> _Collected material_
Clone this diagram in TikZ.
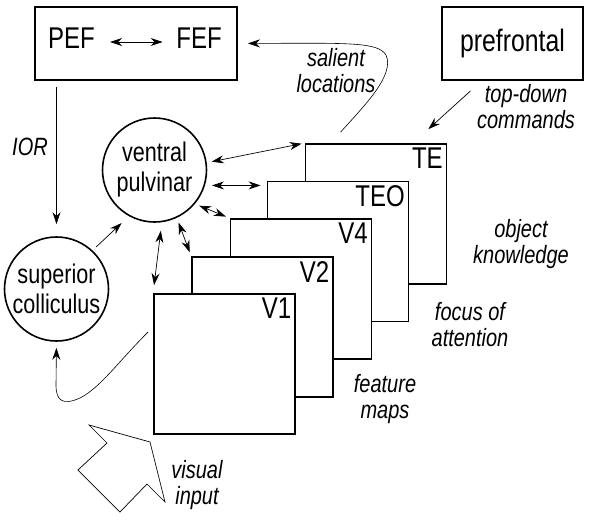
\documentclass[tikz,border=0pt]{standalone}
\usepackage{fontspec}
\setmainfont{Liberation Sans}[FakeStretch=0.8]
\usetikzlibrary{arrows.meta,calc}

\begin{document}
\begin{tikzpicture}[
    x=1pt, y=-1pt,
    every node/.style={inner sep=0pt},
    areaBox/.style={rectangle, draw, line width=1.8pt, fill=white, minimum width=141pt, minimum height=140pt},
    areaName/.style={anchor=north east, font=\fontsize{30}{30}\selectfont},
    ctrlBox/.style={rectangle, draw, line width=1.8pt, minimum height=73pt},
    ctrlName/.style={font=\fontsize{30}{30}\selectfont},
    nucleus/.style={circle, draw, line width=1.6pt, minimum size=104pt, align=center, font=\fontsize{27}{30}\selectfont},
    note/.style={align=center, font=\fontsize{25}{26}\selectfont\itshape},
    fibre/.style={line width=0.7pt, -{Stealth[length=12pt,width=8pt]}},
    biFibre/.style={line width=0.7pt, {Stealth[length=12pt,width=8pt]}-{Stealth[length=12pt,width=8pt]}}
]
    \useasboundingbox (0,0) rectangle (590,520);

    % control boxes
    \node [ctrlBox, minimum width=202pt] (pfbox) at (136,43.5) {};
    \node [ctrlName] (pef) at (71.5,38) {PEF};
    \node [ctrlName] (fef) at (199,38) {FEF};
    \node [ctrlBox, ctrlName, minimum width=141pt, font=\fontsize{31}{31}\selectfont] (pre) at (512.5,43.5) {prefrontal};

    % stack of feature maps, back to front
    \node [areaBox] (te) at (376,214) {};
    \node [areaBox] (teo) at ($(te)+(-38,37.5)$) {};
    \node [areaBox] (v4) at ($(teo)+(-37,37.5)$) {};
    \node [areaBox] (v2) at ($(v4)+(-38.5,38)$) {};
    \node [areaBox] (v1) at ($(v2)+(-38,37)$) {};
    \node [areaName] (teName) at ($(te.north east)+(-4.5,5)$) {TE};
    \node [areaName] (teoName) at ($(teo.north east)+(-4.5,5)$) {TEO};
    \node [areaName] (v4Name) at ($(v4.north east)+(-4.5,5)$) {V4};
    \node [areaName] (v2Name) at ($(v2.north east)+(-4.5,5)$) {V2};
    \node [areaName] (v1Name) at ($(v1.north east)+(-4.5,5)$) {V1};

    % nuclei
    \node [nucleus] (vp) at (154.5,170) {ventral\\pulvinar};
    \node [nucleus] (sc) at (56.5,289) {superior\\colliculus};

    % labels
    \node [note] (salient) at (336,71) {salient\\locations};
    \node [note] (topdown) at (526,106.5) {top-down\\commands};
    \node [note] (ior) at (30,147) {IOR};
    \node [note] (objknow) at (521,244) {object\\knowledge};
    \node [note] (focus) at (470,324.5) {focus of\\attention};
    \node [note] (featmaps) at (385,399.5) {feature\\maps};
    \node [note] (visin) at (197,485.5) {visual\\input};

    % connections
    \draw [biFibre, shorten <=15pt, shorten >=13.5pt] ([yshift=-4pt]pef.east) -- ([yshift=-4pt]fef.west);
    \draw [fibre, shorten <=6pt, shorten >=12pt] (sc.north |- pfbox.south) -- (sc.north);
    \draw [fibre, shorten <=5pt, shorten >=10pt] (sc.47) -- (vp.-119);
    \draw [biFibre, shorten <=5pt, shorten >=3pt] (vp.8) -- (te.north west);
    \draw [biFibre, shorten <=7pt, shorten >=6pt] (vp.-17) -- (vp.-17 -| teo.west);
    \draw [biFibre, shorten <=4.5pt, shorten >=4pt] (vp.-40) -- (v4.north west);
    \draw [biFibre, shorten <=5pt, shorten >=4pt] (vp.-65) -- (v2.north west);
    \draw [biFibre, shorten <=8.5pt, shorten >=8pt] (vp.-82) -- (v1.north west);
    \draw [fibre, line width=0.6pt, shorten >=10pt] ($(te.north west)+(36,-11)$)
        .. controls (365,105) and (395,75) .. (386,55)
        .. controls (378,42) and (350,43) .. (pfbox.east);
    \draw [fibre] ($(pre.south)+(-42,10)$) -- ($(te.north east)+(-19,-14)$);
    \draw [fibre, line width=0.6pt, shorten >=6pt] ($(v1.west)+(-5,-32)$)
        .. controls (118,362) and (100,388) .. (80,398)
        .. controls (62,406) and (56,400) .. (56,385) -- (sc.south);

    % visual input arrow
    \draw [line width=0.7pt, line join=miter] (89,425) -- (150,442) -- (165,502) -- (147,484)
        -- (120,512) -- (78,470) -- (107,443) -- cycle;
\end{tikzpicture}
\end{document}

> _What you should do_
Print the full listing exactly, dropping the pictures.

> _Exercise answer_
Clone this diagram in TikZ.
\documentclass[tikz,border=0pt]{standalone}
\usepackage{fontspec}
\setmainfont{Liberation Sans}[FakeStretch=0.8]
\usetikzlibrary{arrows.meta,calc}

\begin{document}
\begin{tikzpicture}[
    x=1pt, y=-1pt,
    every node/.style={inner sep=0pt},
    areaBox/.style={rectangle, draw, line width=1.8pt, fill=white, minimum width=141pt, minimum height=140pt},
    areaName/.style={anchor=north east, font=\fontsize{30}{30}\selectfont},
    ctrlBox/.style={rectangle, draw, line width=1.8pt, minimum height=73pt},
    ctrlName/.style={font=\fontsize{30}{30}\selectfont},
    nucleus/.style={circle, draw, line width=1.6pt, minimum size=104pt, align=center, font=\fontsize{27}{30}\selectfont},
    note/.style={align=center, font=\fontsize{25}{26}\selectfont\itshape},
    fibre/.style={line width=0.7pt, -{Stealth[length=12pt,width=8pt]}},
    biFibre/.style={line width=0.7pt, {Stealth[length=12pt,width=8pt]}-{Stealth[length=12pt,width=8pt]}}
]
    \useasboundingbox (0,0) rectangle (590,520);

    % control boxes
    \node [ctrlBox, minimum width=202pt] (pfbox) at (136,43.5) {};
    \node [ctrlName] (pef) at (71.5,38) {PEF};
    \node [ctrlName] (fef) at (199,38) {FEF};
    \node [ctrlBox, ctrlName, minimum width=141pt, font=\fontsize{31}{31}\selectfont] (pre) at (512.5,43.5) {prefrontal};

    % stack of feature maps, back to front
    \node [areaBox] (te) at (376,214) {};
    \node [areaBox] (teo) at ($(te)+(-38,37.5)$) {};
    \node [areaBox] (v4) at ($(teo)+(-37,37.5)$) {};
    \node [areaBox] (v2) at ($(v4)+(-38.5,38)$) {};
    \node [areaBox] (v1) at ($(v2)+(-38,37)$) {};
    \node [areaName] (teName) at ($(te.north east)+(-4.5,5)$) {TE};
    \node [areaName] (teoName) at ($(teo.north east)+(-4.5,5)$) {TEO};
    \node [areaName] (v4Name) at ($(v4.north east)+(-4.5,5)$) {V4};
    \node [areaName] (v2Name) at ($(v2.north east)+(-4.5,5)$) {V2};
    \node [areaName] (v1Name) at ($(v1.north east)+(-4.5,5)$) {V1};

    % nuclei
    \node [nucleus] (vp) at (154.5,170) {ventral\\pulvinar};
    \node [nucleus] (sc) at (56.5,289) {superior\\colliculus};

    % labels
    \node [note] (salient) at (336,71) {salient\\locations};
    \node [note] (topdown) at (526,106.5) {top-down\\commands};
    \node [note] (ior) at (30,147) {IOR};
    \node [note] (objknow) at (521,244) {object\\knowledge};
    \node [note] (focus) at (470,324.5) {focus of\\attention};
    \node [note] (featmaps) at (385,399.5) {feature\\maps};
    \node [note] (visin) at (197,485.5) {visual\\input};

    % connections
    \draw [biFibre, shorten <=15pt, shorten >=13.5pt] ([yshift=-4pt]pef.east) -- ([yshift=-4pt]fef.west);
    \draw [fibre, shorten <=6pt, shorten >=12pt] (sc.north |- pfbox.south) -- (sc.north);
    \draw [fibre, shorten <=5pt, shorten >=10pt] (sc.47) -- (vp.-119);
    \draw [biFibre, shorten <=5pt, shorten >=3pt] (vp.8) -- (te.north west);
    \draw [biFibre, shorten <=7pt, shorten >=6pt] (vp.-17) -- (vp.-17 -| teo.west);
    \draw [biFibre, shorten <=4.5pt, shorten >=4pt] (vp.-40) -- (v4.north west);
    \draw [biFibre, shorten <=5pt, shorten >=4pt] (vp.-65) -- (v2.north west);
    \draw [biFibre, shorten <=8.5pt, shorten >=8pt] (vp.-82) -- (v1.north west);
    \draw [fibre, line width=0.6pt, shorten >=10pt] ($(te.north west)+(36,-11)$)
        .. controls (365,105) and (395,75) .. (386,55)
        .. controls (378,42) and (350,43) .. (pfbox.east);
    \draw [fibre] ($(pre.south)+(-42,10)$) -- ($(te.north east)+(-19,-14)$);
    \draw [fibre, line width=0.6pt, shorten >=6pt] ($(v1.west)+(-5,-32)$)
        .. controls (118,362) and (100,388) .. (80,398)
        .. controls (62,406) and (56,400) .. (56,385) -- (sc.south);

    % visual input arrow
    \draw [line width=0.7pt, line join=miter] (89,425) -- (150,442) -- (165,502) -- (147,484)
        -- (120,512) -- (78,470) -- (107,443) -- cycle;
\end{tikzpicture}
\end{document}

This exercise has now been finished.